Безусловно, России было необходимо вернуться с войны с чем-то. И этим "чем-то" мог быть "Царьград". К тому же вопрос о проливах олицетворялся с вопросом о независимости России.
Лидер конституционных демократов Милюков требовал "окончательного разрешения вековых задач нашей ближневосточной политики… полного приобретения Босфора и Дарданелл. вместе с Константинополем и достаточной частью прилегавших берегов." [14, с.394].
Японский военный атташе в Петрограде сообщил своему начальнику генерального штаба, что это заявление "увеличило нервозность в Англии и Франции…". Лондонские и особенно парижские газеты поместили тенденциозные статьи о равных правах на проливы всех держав. "Тан" и "Фигаро" проводили кампанию за нейтрализацию Константинополя и проливов.

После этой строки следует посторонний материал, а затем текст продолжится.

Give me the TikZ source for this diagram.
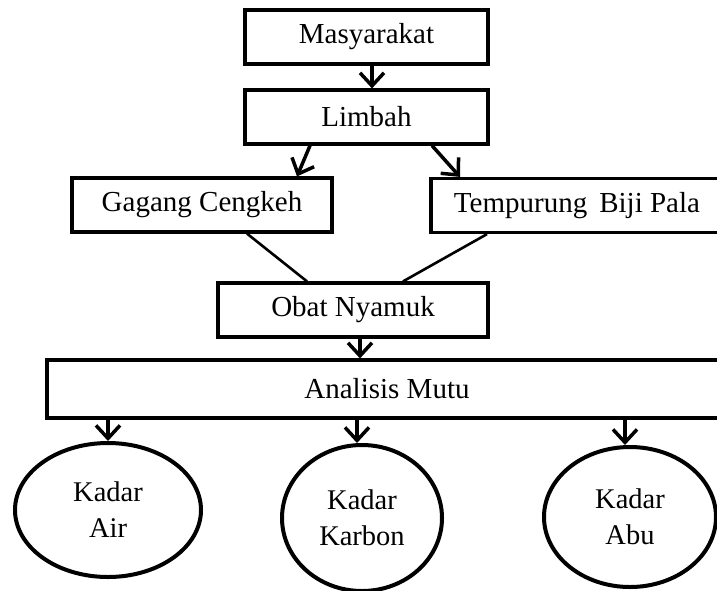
\documentclass[tikz,border=0pt]{standalone}
\usepackage{fontspec}
\setmainfont{Liberation Serif}
\usetikzlibrary{arrows.meta,shapes.geometric}
\begin{document}
\begin{tikzpicture}[x=1pt,y=-1pt,
  box/.style={draw,line width=3.2pt,rectangle,inner sep=0pt,minimum height=54pt,font=\fontsize{29}{34}\selectfont},
  oval/.style={draw,line width=4pt,ellipse,inner sep=0pt,align=center,font=\fontsize{28.5}{36}\selectfont},
  arr/.style={line width=3.5pt,-{Straight Barb[length=13pt,width=24pt,line width=3.5pt]}},
  lnk/.style={line width=2.6pt}]
\useasboundingbox (0,0) rectangle (717,590);
\clip (0,0) rectangle (717,590);
\node[box,minimum width=243pt] (mas) at (366.5,37) {Masyarakat};
\node[box,minimum width=243pt] (lim) at (366.5,117) {Limbah};
\node[box,minimum width=260pt] (gag) at (202,205) {Gagang Cengkeh};
\node[box,minimum width=292pt] (tem) at (577,205.5) {Tempurung\, Biji Pala};
\node[box,minimum width=270pt] (obat) at (353,310) {Obat Nyamuk};
\node[box,minimum width=680pt,minimum height=58pt] (ana) at (387,389) {Analisis Mutu};
\node[oval,minimum width=186pt,minimum height=134pt] (air) at (108,510) {Kadar\\Air};
\node[oval,minimum width=160pt,minimum height=146pt] (kar) at (362,518) {Kadar\\Karbon};
\node[oval,minimum width=172pt,minimum height=140pt] (abu) at (630,517) {Kadar\\Abu};
\draw[arr] (mas.south -| 372,0) -- (lim.north -| 372,0);
\draw[arr] (lim.south -| 310,0) -- (gag.north -| 297,0);
\draw[arr] (lim.south -| 432,0) -- (tem.north -| 460,0);
\draw[lnk] (gag.south -| 247,0) -- (obat.north -| 307,0);
\draw[lnk] (tem.south -| 487,0) -- (obat.north -| 403,0);
\draw[arr] (obat.south -| 360,0) -- (ana.north -| 360,0);
\draw[arr] (ana.south -| 108,0) -- (air.north);
\draw[arr] (ana.south -| 357,0) -- (kar.north -| 357,0);
\draw[arr] (ana.south -| 625,0) -- (abu.north -| 625,0);
\end{tikzpicture}
\end{document}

19 февраля началось наступление на Дарданеллы. После бомбардировки 25 февраля внешние форты были разрушены и корабли вошли в проливы [27, с.163]. Резко упали цены на пшеницу на чикагской фондовой бирже. Казалось, как вспоминает Черчилль, "налицо перспектива падения Константинополя и перехода его в руки союзников" без участия России. В связи с этим Сазонов информировал послов Англии и Франции: "Несколько недель назад я мог еще полагать, что открытие проливов не обязательно повлечет за собой окончательную оккупацию Константинополя. Сегодня я должен заявить, что вся страна требует принятия этого радикального решения" [25, с.145].
Советы предосторожности, которые делались в Петрограде, сошли на нет перед угрозой вступления войск союзников. В меморандуме, переданном Палеологу и Бьюкену, Сазонов 4 марта 1915 г. потребовал, чтобы "город Константинополь, западный берег Босфора, Мраморного моря и Дарданелл, а также южная Фракия до линии Энос - Мидия… часть азиатского побережья в пределах между Босфором, рекой Сакарией и подлежащим определению пунктом на берегу Исмидского залива, острова Мраморного моря и острова Имброс и Тенедос" были "окончательно" включены в состав царской империи" [25, с.146].
Следует отметить, что в меморандуме Сазонова к составу царской империи причислены острова Имброс и Тенедос, которые уже располагались в Средиземном море при выходе из Дарданелл.
Антанта осталась верной первоначальной идее интернационализации проливов и оттоманской столицы. Англия и Франция вскоре заявили о необходимости разрушения всех фортов в Босфоре и Дарданеллах, т.е. они настаивали на их демилитаризации и нейтрализации [26, с.211]. Однако для России снос укреплений явно бы не обеспечивал обороны Черного моря, облегчил бы захват и закрытие выходов из него предполагаемым врагам. Отсюда, как отмечал Сазонов, предлагаемая нейтрализация проливов представляла бы собой "наихудшее возможное решение с точки зрения России", так как это "была бы просто фикция; в действительности они находились бы под контролем наиболее сильной морской державы" [25, с.146-147].